▸ Information supplied
BEGIN

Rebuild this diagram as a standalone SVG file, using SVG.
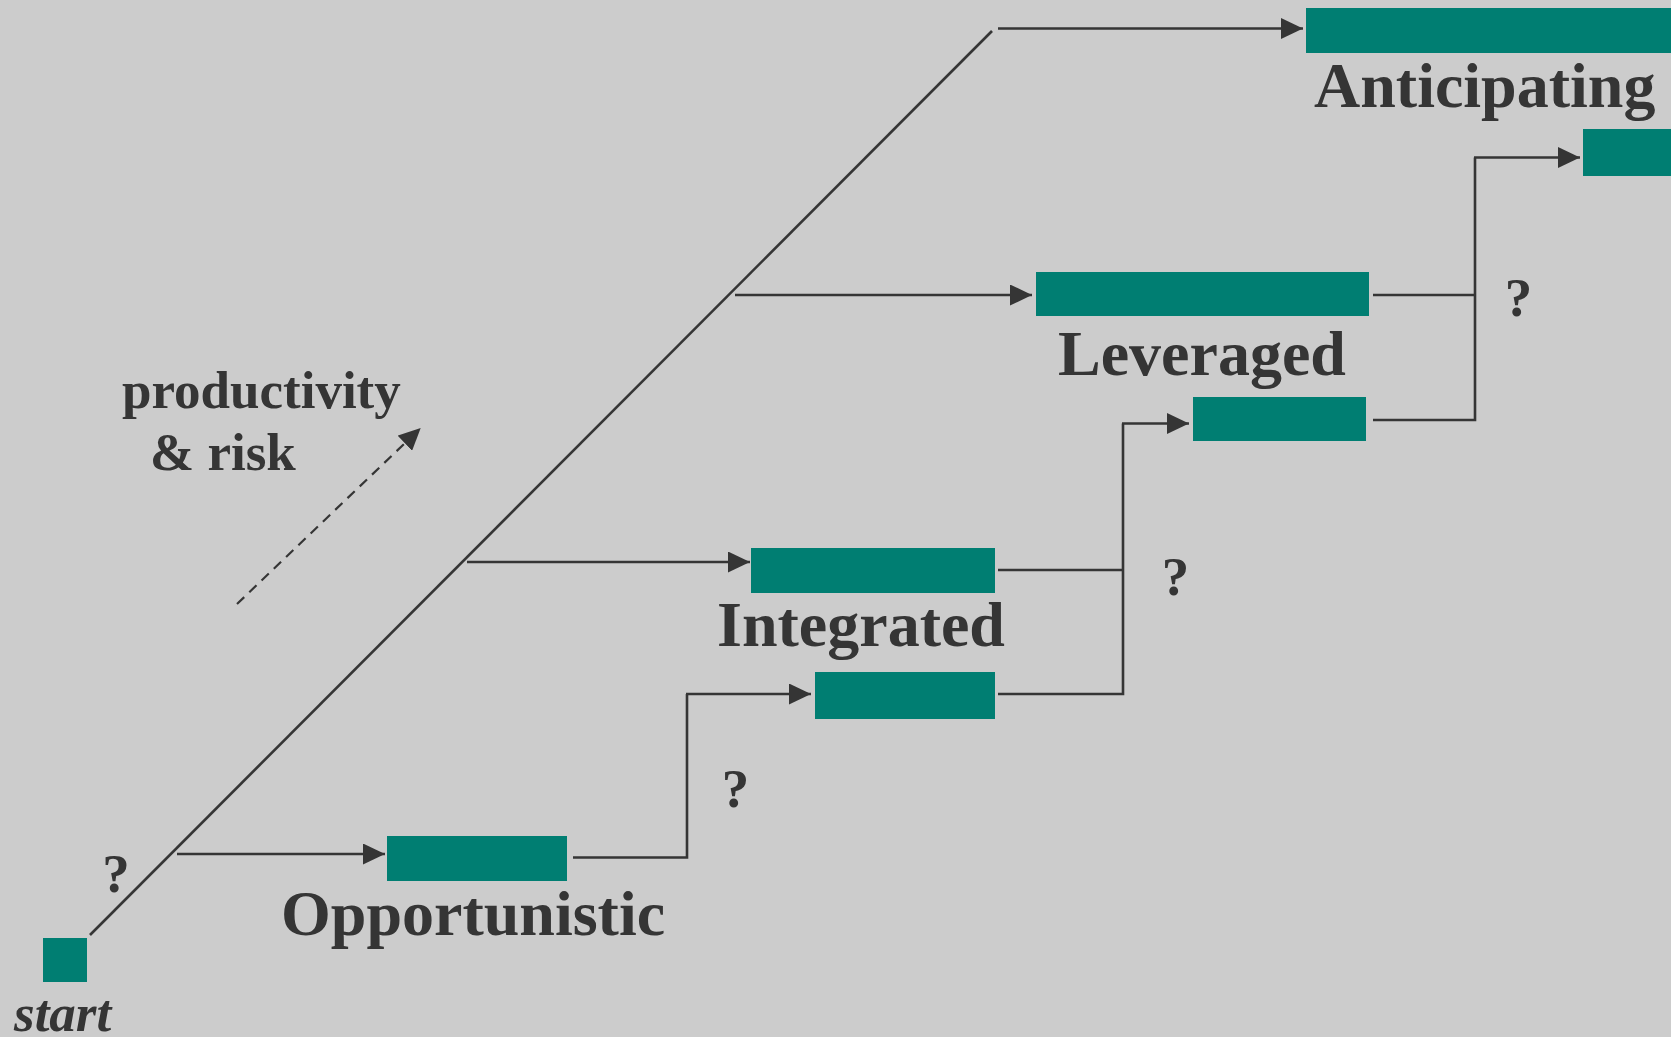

END
BEGIN

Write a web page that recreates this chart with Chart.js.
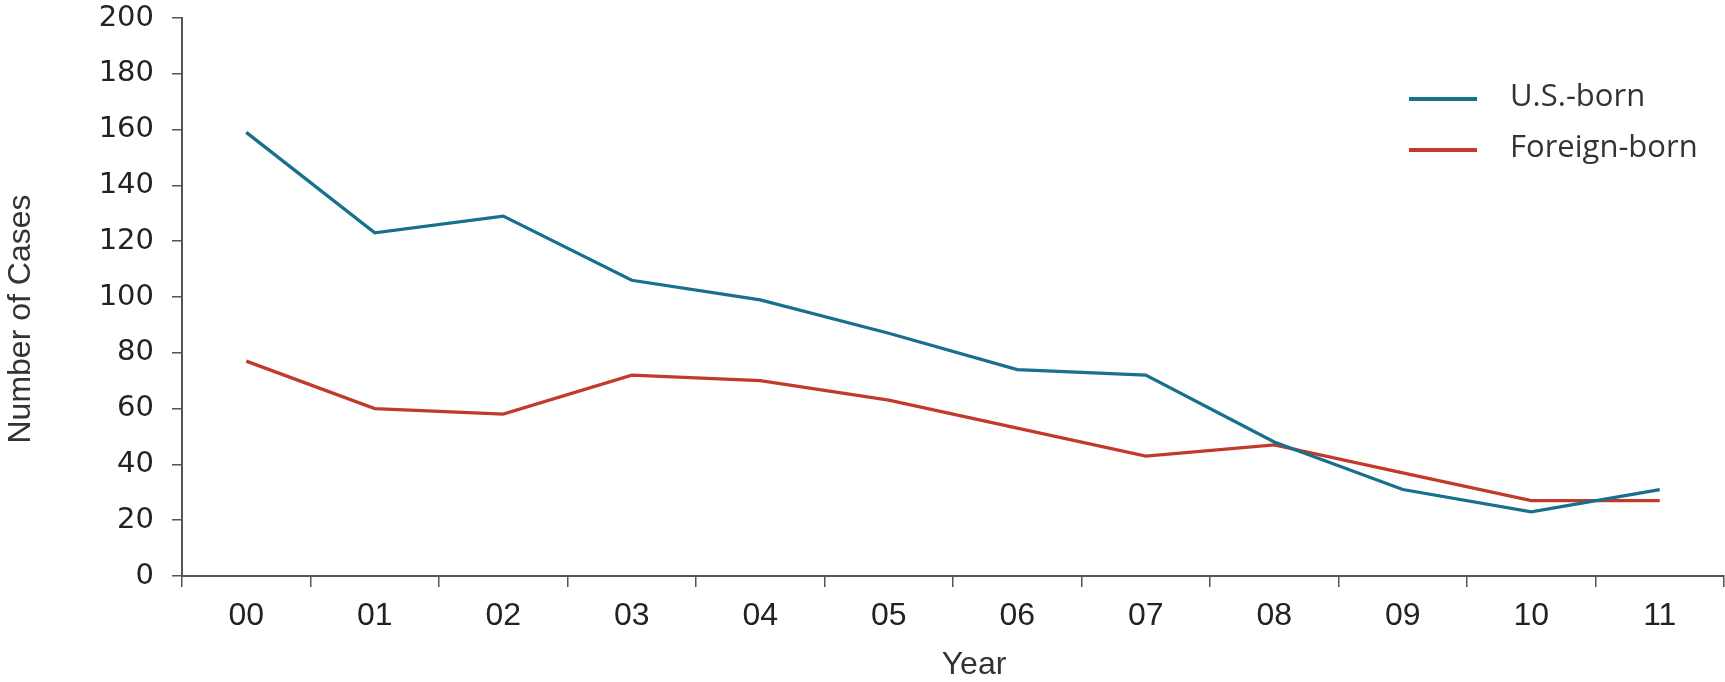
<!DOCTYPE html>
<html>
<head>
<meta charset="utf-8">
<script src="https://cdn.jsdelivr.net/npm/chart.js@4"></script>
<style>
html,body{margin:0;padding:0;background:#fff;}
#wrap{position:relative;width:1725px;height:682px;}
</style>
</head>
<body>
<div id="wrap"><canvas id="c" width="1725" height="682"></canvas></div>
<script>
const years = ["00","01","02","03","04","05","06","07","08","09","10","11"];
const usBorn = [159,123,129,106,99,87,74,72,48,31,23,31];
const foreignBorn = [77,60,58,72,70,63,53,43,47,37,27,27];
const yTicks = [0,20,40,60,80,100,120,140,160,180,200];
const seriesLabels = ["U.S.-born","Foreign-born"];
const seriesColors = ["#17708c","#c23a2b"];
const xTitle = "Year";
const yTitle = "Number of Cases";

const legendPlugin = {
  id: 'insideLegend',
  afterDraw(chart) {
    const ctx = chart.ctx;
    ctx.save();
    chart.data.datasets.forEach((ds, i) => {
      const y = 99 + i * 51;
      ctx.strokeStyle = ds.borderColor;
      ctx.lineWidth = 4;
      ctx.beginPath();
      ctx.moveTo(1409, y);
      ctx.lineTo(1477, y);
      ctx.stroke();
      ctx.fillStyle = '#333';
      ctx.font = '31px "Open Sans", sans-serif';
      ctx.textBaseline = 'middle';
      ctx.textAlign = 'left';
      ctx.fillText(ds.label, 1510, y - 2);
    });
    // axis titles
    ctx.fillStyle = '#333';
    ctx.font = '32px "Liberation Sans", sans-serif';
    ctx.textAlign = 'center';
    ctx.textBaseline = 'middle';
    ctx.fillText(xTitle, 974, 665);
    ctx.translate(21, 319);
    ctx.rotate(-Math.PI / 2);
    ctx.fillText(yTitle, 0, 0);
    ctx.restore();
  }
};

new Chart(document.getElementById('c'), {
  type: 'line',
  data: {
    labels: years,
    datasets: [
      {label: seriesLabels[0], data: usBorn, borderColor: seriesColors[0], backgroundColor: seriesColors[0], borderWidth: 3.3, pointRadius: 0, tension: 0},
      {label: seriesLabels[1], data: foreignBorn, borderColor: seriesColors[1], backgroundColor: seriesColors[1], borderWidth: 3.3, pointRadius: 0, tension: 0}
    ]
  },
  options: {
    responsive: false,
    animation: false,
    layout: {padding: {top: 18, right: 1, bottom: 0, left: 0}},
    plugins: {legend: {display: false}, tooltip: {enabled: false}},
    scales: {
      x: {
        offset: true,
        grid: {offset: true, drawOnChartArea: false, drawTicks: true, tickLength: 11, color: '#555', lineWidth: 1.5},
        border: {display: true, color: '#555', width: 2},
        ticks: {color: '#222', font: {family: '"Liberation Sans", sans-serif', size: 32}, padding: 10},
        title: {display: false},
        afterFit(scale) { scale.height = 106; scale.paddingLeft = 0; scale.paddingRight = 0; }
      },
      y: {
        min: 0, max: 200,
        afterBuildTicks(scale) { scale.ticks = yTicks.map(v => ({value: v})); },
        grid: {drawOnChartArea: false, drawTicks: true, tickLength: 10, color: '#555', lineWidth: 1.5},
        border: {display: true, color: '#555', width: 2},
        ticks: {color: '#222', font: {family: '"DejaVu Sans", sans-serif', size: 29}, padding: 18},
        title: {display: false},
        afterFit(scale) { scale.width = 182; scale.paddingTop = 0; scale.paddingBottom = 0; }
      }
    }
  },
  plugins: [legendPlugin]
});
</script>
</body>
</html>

END

▸ Your task
Search the preceding listing for "this" and extract every line where it is found.

▸ Exercise answer
Rebuild this diagram as a standalone SVG file, using SVG.
Write a web page that recreates this chart with Chart.js.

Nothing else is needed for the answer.